Алена негромко назвала фамилию отца, но этого хватило, чтобы и вахтерша уронила на пол ложку, которой размешивала какую-то плесневелую заварку в чашке. Егор Дмитриевич почесал за оттопыренным сальным ухом.
— Никогда бы не подумал, что у него может быть дочь…
Вахтерша согласилась. Алене не понравилось это перемигивание.
— Я могу с ним увидеться хотя бы на десять минут?
Егор Дмитриевич снял тяжелую черную трубку стационарного телефона и провернул диск четыре раза. Алена вспомнила, что точно такой же телефон она видела в морге.
— Дмитрий Егорович, это Егор Дмитриевич! На проходной стоит девушка и просит навестить папеньку. Пропустить?
Егор Дмитриевич внимательно слушал, постоянно кивая.
— Дело в том, Дмитрий Егорович, что она его родная дочь. Вы же родная дочь?
Алена кивнула.
Егор Дмитриевич послушал еще несколько секунд и положил трубку на базу.
— Дело вот в чем, душенька. Кстати как вас зовут?
— Алена.
— Так вот Аленушка, у нас сегодня на объекте из-за Вашего папеньки произошло чрезвычайное происшествие. Он требует его признать здоровым и отпустить проповедовать в народе. Мы бы и рады его отпустить, но ведь это больница. Прежде нужно выздороветь, а Ваш папенька то кинется на врача, то бьет и пугает других больных. Однажды и вовсе чуть себя не поджег. Вот и сегодня, после месяца пребывания в смирительной рубашке, во время обработки язв на теле заперся в кабинете и теперь грозится убить медсестру.
— Так я могу его увидеть или нет?
— Ну, разумеется. Мы теперь сами больше заинтересованы в этом, чем Вы.
Алену досмотрели на наличие посторонних предметов, дали белый халат и бахилы. Они прошли длинным сумрачным коридором, который источал отвратительный запах гниения, нашатыря и мочи, потом миновали шесть дверей, потом спустились на лифте на три этажа, потом поднялись по лестнице на три заплесневелых заплеванных пролета и наконец, идя по коридору, который также ужасно пах, услышали крики.
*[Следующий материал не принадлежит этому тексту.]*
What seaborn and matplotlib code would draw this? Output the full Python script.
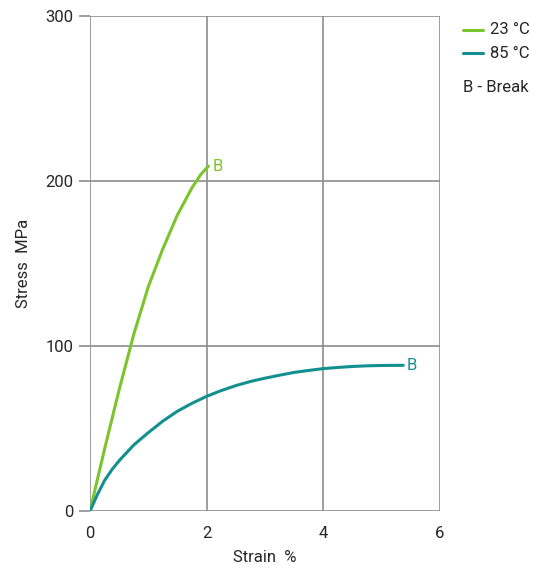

— Да, и еще, душечка, Ваш папенька относится к группе пациентов, которые страдают от всякого рода галлюцинаций и голосов в голове.
Крики усилились. Показалась толпа в белых халатах и масках. Их было человек двенадцать. Все крепкие — как на подбор. Алена узнала голос отца. Добавилась лишь истеричная хрипотца.
— Дмитрий Егорович, вот, привел дочь, — любезно доложил Егор Дмитриевич.
Все посмотрели на Алену профессиональным оценивающим взглядом, видимо не веря, что у того, кто кричит за дверью, может быть адекватная дочь. Практически полная копия Егора Дмитриевича (за исключением, пожалуй, что пучка седых волос, не до конца прикрывающего начинавшуюся лысину), Дмитрий Егорович подошел к Алене, осмотрел ее, зачем-то понюхал и тихо произнес:
— Позвольте представиться. Заведующий больницей. У нас, как Вы уже поняли, происшествие. А завтра приезжает комиссия. Сами понимаете, чем это может нам грозить. Понимаете ведь? Вижу, что понимаете. Поговорите с вашим папенькой, душечка. И я обещаю Вам, мы поставим его на ноги.
Он подошел к двери процедурной и громко с добротой в голосе сообщил:
— Лев Николаевич, дорогой, а у нас для Вас подарок. К Вам пришла ваша дочь, Алена. Будьте добры, откройте.
— Твои руки трудились надо мною и образовали всего меня кругом — и ты губишь меня? Вспомни, что ты, как глину, обделал меня, и в прах обращаешь меня?
— Лев Николаевич, голубчик, откройте. К Вам вернулась дочь.